Diese Nachricht wird Kinder in und um Gemünden nicht freuen: Barbara und Paul Bauer wollen Anfang kommenden Jahres ihr Spielzeuggeschäft am Gemündener Marktplatz aufgeben. Ausschlaggebend für den Schritt waren aber weder Corona noch die neue Müller-Filiale in Gemünden, sondern das Alter der Bauers. Paul ist schon 68, Barbara 65. Die beiden hoffen darauf, dass sich noch ein Nachfolger findet.
"Spielwaren Bauer" ist eine Institution in Gemünden. Seit 40 Jahren, seit dem 2. Januar 1980, betreiben die Eheleute das Geschäft. Die Anfänge des Ladens reichen sogar bis in die Vorkriegszeit zurück. Barbara Bauers Großeltern (Nahm) waren Korbmacher und verkauften dort ihre Körbe. Weil das Haus im Krieg zerstört wurde, fand der Verkauf eine Zeit lang in einer davor errichteten Holzbude statt. In den Fünfzigern gab es neben Korbwaren und Teppichklopfern dann auch schon Puppen und Bälle, Schaukelpferde und Puppenwagen. Mit der Zeit wurden es immer mehr Spielsachen. In den 60er Jahren übernahmen dann ihre Eltern (Meder) das Geschäft. "Zu meiner Zeit hat es sogar noch Kinderwagen gegeben, da war das Spielzeug so reingequetscht", erinnert sich Barbara.
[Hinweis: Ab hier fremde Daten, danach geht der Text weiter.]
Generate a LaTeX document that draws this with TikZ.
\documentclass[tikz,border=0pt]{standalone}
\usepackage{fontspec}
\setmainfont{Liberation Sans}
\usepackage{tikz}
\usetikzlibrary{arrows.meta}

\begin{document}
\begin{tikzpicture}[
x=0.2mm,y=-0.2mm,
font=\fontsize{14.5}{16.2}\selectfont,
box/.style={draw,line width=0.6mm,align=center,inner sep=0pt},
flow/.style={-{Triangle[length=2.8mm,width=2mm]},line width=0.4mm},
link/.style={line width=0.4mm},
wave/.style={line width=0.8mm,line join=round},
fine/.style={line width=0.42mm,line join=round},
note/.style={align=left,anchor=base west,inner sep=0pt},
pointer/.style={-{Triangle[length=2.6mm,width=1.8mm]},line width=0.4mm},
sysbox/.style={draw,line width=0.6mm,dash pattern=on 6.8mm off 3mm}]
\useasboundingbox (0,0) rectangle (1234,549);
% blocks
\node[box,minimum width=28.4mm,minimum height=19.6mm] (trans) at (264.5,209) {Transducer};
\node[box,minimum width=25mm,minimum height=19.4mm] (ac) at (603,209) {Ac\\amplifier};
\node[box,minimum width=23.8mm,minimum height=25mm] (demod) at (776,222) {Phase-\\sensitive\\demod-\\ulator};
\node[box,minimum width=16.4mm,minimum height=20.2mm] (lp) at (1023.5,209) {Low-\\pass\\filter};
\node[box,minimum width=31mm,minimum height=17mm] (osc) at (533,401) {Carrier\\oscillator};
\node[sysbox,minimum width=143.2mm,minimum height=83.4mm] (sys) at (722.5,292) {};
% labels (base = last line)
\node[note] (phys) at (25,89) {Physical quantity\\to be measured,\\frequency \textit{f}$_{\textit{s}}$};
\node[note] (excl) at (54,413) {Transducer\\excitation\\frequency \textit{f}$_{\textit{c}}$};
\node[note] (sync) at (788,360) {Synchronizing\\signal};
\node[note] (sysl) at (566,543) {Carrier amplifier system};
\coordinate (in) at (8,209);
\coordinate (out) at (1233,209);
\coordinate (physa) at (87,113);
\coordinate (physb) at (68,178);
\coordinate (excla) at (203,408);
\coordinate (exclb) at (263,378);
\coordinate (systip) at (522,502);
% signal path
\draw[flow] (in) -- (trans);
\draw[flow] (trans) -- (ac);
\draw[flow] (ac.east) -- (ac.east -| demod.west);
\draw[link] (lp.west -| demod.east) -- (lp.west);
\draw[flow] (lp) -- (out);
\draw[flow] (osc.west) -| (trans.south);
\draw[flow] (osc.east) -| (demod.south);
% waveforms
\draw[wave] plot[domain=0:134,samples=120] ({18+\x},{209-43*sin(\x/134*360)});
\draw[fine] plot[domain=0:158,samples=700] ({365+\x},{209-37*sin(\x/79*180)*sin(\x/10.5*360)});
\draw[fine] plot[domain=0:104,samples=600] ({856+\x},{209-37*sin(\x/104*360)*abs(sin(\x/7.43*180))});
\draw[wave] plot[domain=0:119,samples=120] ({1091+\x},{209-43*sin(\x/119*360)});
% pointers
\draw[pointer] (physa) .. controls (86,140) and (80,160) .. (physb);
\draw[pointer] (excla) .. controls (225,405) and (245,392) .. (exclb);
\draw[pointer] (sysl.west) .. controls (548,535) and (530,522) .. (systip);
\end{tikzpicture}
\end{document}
Als Barbara und Paul übernahmen, bestand das Geschäft nur aus dem heute vorderen Raum. Danach kam die Küche ihres Elternhauses, in der früher auch die gelieferte Ware abgestellt wurde, die dann erst aufgeräumt werden musste, wenn man an die Töpfe wollte. 1989 bauten sie um, das Höfle noch hinter der Küche wurde überbaut und das Geschäft nach hinten erweitert. Heute haben die Bauers Puzzles und Spiele, Lego und Plüschtiere, Bücher und Straßenkreiden. "Bei uns gibt es auch noch Made-in-Germany-Artikel", sagt Barbara Bauer stolz.
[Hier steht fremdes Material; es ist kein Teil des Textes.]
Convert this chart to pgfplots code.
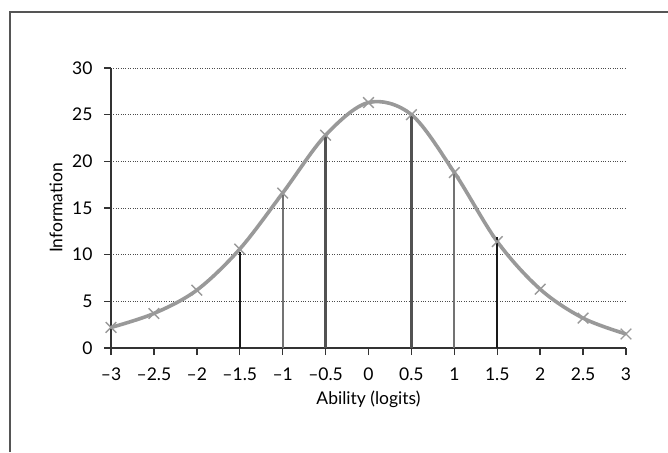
\documentclass[border=0pt]{standalone}
\usepackage{pgfplots}
\pgfplotsset{compat=1.18}
\usepackage{fontspec}
\setmainfont{Lato}
\definecolor{curvegray}{HTML}{999999}
\definecolor{axisgray}{HTML}{333333}
\definecolor{framegray}{HTML}{555555}
\begin{document}
\begin{tikzpicture}[x=1pt,y=1pt,font=\fontsize{17.5}{21}\selectfont]
\useasboundingbox (0,0) rectangle (668,452);
\draw[framegray, line width=2pt] (9.5,0) -- (9.5,439.5) -- (670,439.5);
\begin{axis}[
  at={(111pt,104pt)}, anchor=south west,
  scale only axis, width=515pt, height=280pt,
  xmin=-3, xmax=3, ymin=0, ymax=30,
  axis lines*=left,
  axis line style={axisgray, line width=1.4pt},
  tick style={axisgray, line width=1.4pt},
  tick align=outside, major tick length=7pt,
  /pgf/number format/assume math mode=true,
  xtick={-3,-2.5,-2,-1.5,-1,-0.5,0,0.5,1,1.5,2,2.5,3},
  xticklabels={–3,–2.5,–2,–1.5,–1,–0.5,0,0.5,1,1.5,2,2.5,3},
  ytick={0,5,10,15,20,25,30},
  yticklabels={0,5,10,15,20,25,30},
  ymajorgrids,
  major grid style={dotted, black!70, line width=0.9pt},
  xlabel={Ability (logits)},
  ylabel={Information},
  xlabel style={at={(axis description cs:0.5,0)}, anchor=center, yshift=-51pt},
  ylabel style={at={([xshift=-55pt]axis description cs:0,0.5)}, anchor=center},
  label style={font=\fontsize{17.5}{21}\selectfont},
  ticklabel style={font=\fontsize{17.5}{21}\selectfont},
  xticklabel style={yshift=-9pt},
  yticklabel style={xshift=-8pt},
  clip=false,
]
\addplot[curvegray, line width=3.6pt, smooth, tension=0.55, mark=x, mark size=7.5pt,
  mark options={line width=1.4pt, curvegray}] coordinates {
  (-3,2.2) (-2.5,3.7) (-2,6.2) (-1.5,10.6) (-1,16.6) (-0.5,22.8)
  (0,26.3) (0.5,25.0) (1,18.8) (1.5,11.4) (2,6.3) (2.5,3.2) (3,1.5)
};
\addplot[ycomb, black!90, line width=2.3pt, mark=none] coordinates {(-1.5,10.3) (1.5,11.9)};
\addplot[ycomb, black!55, line width=2.3pt, mark=none] coordinates {(-1,16.4) (1,18.9)};
\addplot[ycomb, black!68, line width=2.3pt, mark=none] coordinates {(-0.5,22.7) (0.5,25.0)};
\end{axis}
\end{tikzpicture}
\end{document}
Bei den Bauers haben schon mehrere Familiengenerationen eingekauft
"Jetzt stehen wir seit 40 Jahren mit Engagement und Herzblut hinter der Theke", sagen die beiden. In dieser Zeit sind ihnen ganze Familien, oft über mehrere Generationen, ans Herz gewachsen. Freud und Leid ihrer Kunden haben sie mitgekriegt. Begeisterte Kinder bastelten Dankeskarten, malten Bilder oder schenkten den Bauers Federn. Auch bei manchen Campinggästen ist es Pflicht, einmal bei den Bauers reinzuschauen, und auch da kommt jetzt schon die jüngere Generation vorbei. Ihre Stärke sehen die Bauers in der Beratung. "Ich brauche was für ein sechsjähriges Kind" – so beginnen Kunden ihren Besuch häufig. Dann legen sie los und zählen auf, was sich eignen würde.
Der Laden hat schon viele Trends kommen und gehen sehen. Nicht alle haben die Bauers begeistert mitgemacht. „Wir kaufen nicht nur nach Werbung ein“, hat Paul Bauer der Redaktion vor sechs Jahren erzählt. Bei ihnen gibt es denn auch noch die guten alten Klassiker wie Teddys und Tretautos, Domino und Kniffel. Corona hat den Bauers im Frühjahr eine achtwöchige Schließung beschert. Auch danach sind die Umsätze unter dem Normalwert geblieben, erzählt Paul Bauer. "Ich nehme an, dass die Leute sich vielleicht daran gewöhnt haben, im Internet einzukaufen", glaubt er. Was sie aber auch gemerkt haben, war ein verstärktes Interesse von Kunden aus dem Raum Karlstadt, wohl weil in Karlstadt voriges Jahr das einzige Spielzeuggeschäft zumachte.
Ihren Ruhestand haben sich die Bauers nach all den Jahren verdient. Barbara schmerzt es sehr, aufhören zu müssen; mit dem Gedanken kann sie sich nur langsam anfreunden. Aber sie sagt, dass sie nicht irgendwann "krank und grantig" hinter der Theke stehen möchte. Die beiden Töchter wohnen weit weg von Gemünden, im Ruhestand werden Barbara und Paul mehr Zeit haben, diese und ihre beiden Enkel zu besuchen. Sie wollen außerdem viel wandern, solange sie das noch können, und zu Hause etwas renovieren.
Noch bis zum Jahresende läuft das Geschäft der Bauers normal weiter, auch Bestellungen werden noch entgegengenommen. Gutscheine können bis zuletzt eingelöst werden.